Manhood as privilege and burden

Written by Samuel Nyampong, Ghana. First publisched in Gender and Religious Education.


Women get children and are not able to think


The traditional perception of females in Ghana up to the latter part of the 20th century was that females could not undertake arduous tasks and were better suited for child ‘producing’ and domestic, trading and farm work. Intellectual and professional developments were the preserve of men. A Ghanaian proverb explains it better: “Obea to tuo a etwere obarima dan mu” (When a woman is able to acquire a gun, it is the man who keeps it in his room).


A research on Position of Women in Ghanaian Society has confirmed that women in premodern Ghanaian society were seen as bearers of children, retailers of fish, and farmers. Given the male dominance in traditional society, some economic anthropologists have explained a female’s ability to reproduce as the most important means by which women ensured social and economic security for themselves, especially if they bore male children.
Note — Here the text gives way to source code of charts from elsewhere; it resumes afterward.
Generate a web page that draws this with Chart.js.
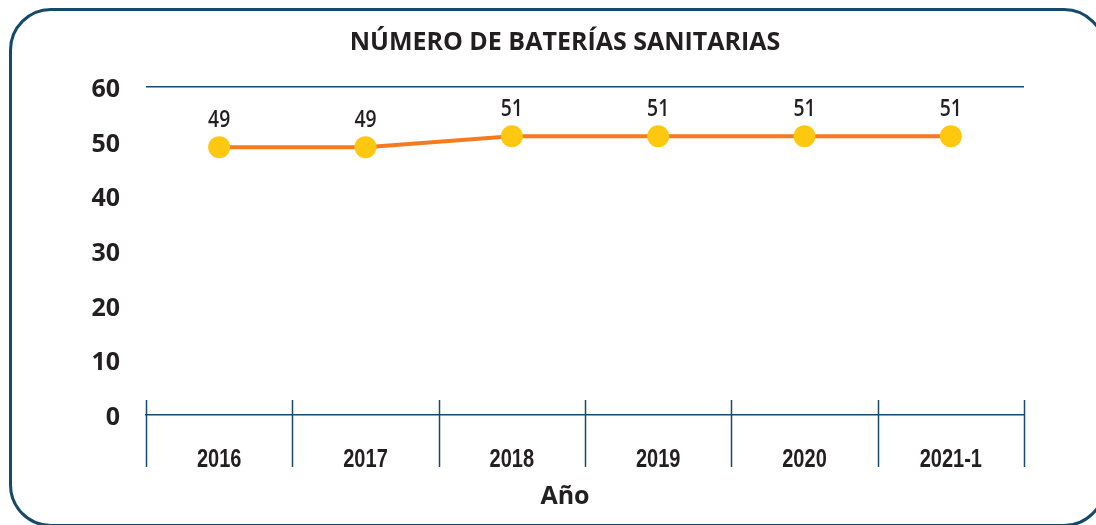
<!DOCTYPE html>
<html>
<head>
<meta charset="utf-8">
<script src="https://cdn.jsdelivr.net/npm/chart.js@4.4.1/dist/chart.umd.min.js"></script>
<style>
  html, body { margin: 0; padding: 0; background: #fff; overflow: hidden; }
  #wrap { position: relative; width: 1096px; height: 525px; overflow: hidden; }
  #box { position: absolute; left: 9px; top: 8px; width: 1097px; height: 519px;
         border: 3px solid #17496b; border-radius: 42px; box-sizing: border-box; }
  #cv { position: absolute; left: 0; top: 0; }
</style>
</head>
<body>
<div id="wrap">
  <div id="box"></div>
  <canvas id="cv" width="1130" height="525"></canvas>
</div>
<script>
var years = ["2016", "2017", "2018", "2019", "2020", "2021-1"];
var baterias = [49, 49, 51, 51, 51, 51];
var yTicks = [0, 10, 20, 30, 40, 50, 60];

var navy = "#17496b";
var ink = "#231f20";

// narrow text: the original uses a condensed face, squeeze a normal one
function narrowText(ctx, text, x, y, sx) {
  ctx.save();
  ctx.translate(x, y);
  ctx.scale(sx, 1);
  ctx.fillText(text, 0, 0);
  ctx.restore();
}

// year separators, year labels and the axis title
var xAxisDecor = {
  id: "xAxisDecor",
  afterDraw: function (chart) {
    var x = chart.scales.x, area = chart.chartArea, ctx = chart.ctx;
    ctx.save();
    ctx.strokeStyle = navy;
    ctx.lineWidth = 1.5;
    for (var i = 0; i <= years.length; i++) {
      var px = Math.round(x.getPixelForValue(i - 0.5)) + 0.5;
      ctx.beginPath();
      ctx.moveTo(px, area.bottom - 15);
      ctx.lineTo(px, area.bottom + 52);
      ctx.stroke();
    }
    ctx.fillStyle = ink;
    ctx.textAlign = "center";
    ctx.textBaseline = "middle";
    ctx.font = "bold 26px 'Liberation Sans', sans-serif";
    years.forEach(function (y, i) {
      narrowText(ctx, y, x.getPixelForValue(i), area.bottom + 45, 0.77);
    });
    ctx.font = "bold 25px 'Open Sans', sans-serif";
    ctx.fillText("Año", chart.width / 2, area.bottom + 82);
    ctx.restore();
  }
};

// value above each point
var valueLabels = {
  id: "valueLabels",
  afterDatasetsDraw: function (chart) {
    var ctx = chart.ctx;
    var meta = chart.getDatasetMeta(0);
    ctx.save();
    ctx.font = "600 23px 'Open Sans', sans-serif";
    ctx.fillStyle = ink;
    ctx.textAlign = "center";
    ctx.textBaseline = "middle";
    meta.data.forEach(function (pt, i) {
      narrowText(ctx, String(baterias[i]), pt.x, pt.y - 27, 0.84);
    });
    ctx.restore();
  }
};

new Chart("cv", {
  type: "line",
  data: {
    labels: years,
    datasets: [{
      data: baterias,
      borderColor: "#f47b20",
      borderWidth: 4,
      pointBackgroundColor: "#fdc80f",
      pointBorderWidth: 0,
      pointRadius: 11,
      tension: 0
    }]
  },
  plugins: [xAxisDecor, valueLabels],
  options: {
    responsive: false,
    animation: false,
    layout: { padding: 0 },
    plugins: {
      legend: { display: false },
      tooltip: { enabled: false },
      title: {
        display: true,
        text: "NÚMERO DE BATERÍAS SANITARIAS",
        color: ink,
        font: { family: "'Open Sans', sans-serif", size: 25, weight: "bold", lineHeight: 1.2 },
        padding: { top: 28, bottom: 29 }
      }
    },
    scales: {
      x: {
        offset: true,
        afterFit: function (s) { s.height = 110; },
        grid: { display: false },
        border: { display: true, color: navy, width: 1.5 },
        ticks: { display: false }
      },
      y: {
        min: 0,
        max: 60,
        afterFit: function (s) { s.width = 146; },
        afterBuildTicks: function (s) { s.ticks = yTicks.map(function (v) { return { value: v }; }); },
        grid: {
          drawTicks: false,
          lineWidth: 1.5,
          color: function (c) { return c.tick && c.tick.value === 60 ? navy : "rgba(0,0,0,0)"; }
        },
        border: { display: false },
        ticks: { color: ink, padding: 26, labelOffset: 3, font: { family: "'Open Sans', sans-serif", size: 25, weight: "bold" } }
      },
      yRight: {
        position: "right",
        display: true,
        afterFit: function (s) { s.width = 106; },
        grid: { display: false },
        border: { display: false },
        ticks: { display: false }
      }
    }
  }
});
</script>
</body>
</html>
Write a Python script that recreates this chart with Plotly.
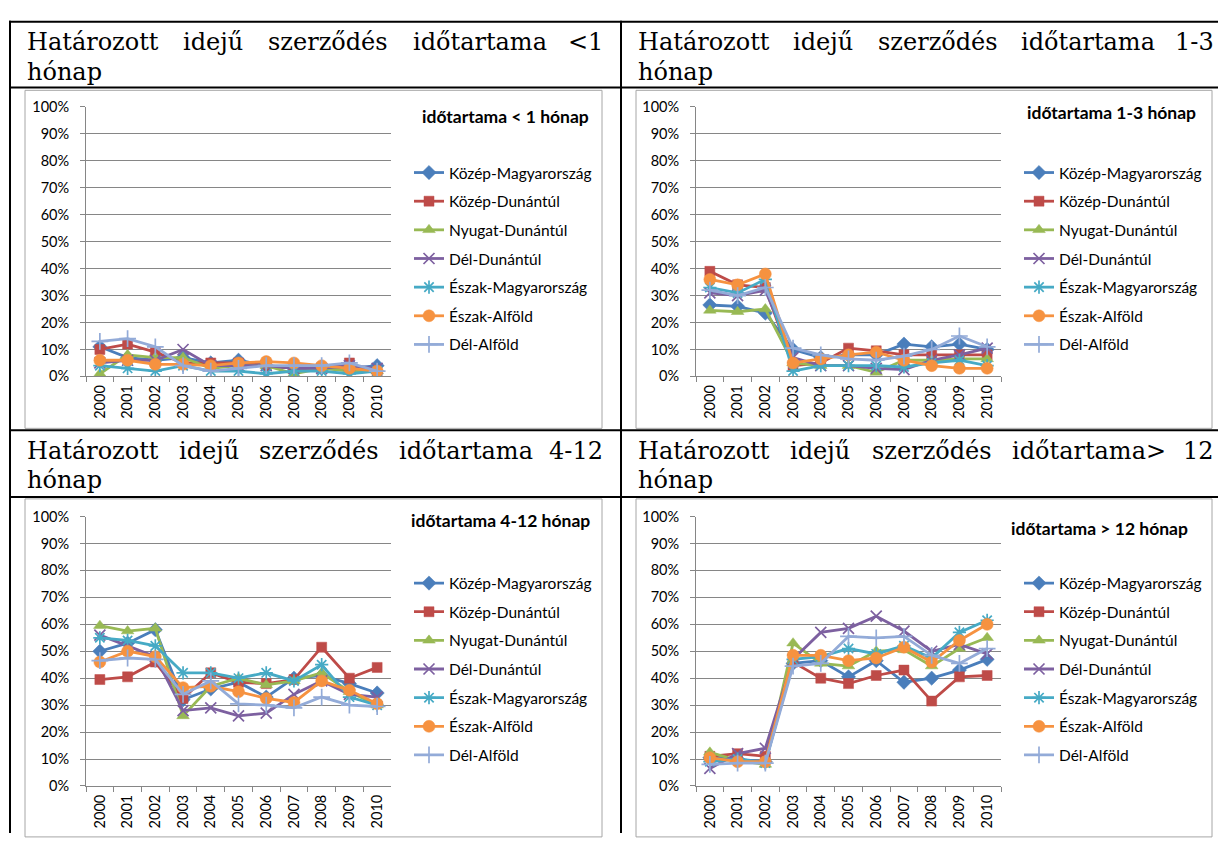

This ingrained perception about females gave justification for fathers to give their daughters to early marriage so they (fathers) would reap the benefit of receiving a dowry in the form of drinks, cash, cattle and other material goods prescribed by Ghanaian traditional customs. Early unprepared marriage has plunged many girls and women into difficulties which have entangled and imprisoned them with no hope of emancipation. Today the Constitution of Ghana guarantees equal rights for males and females.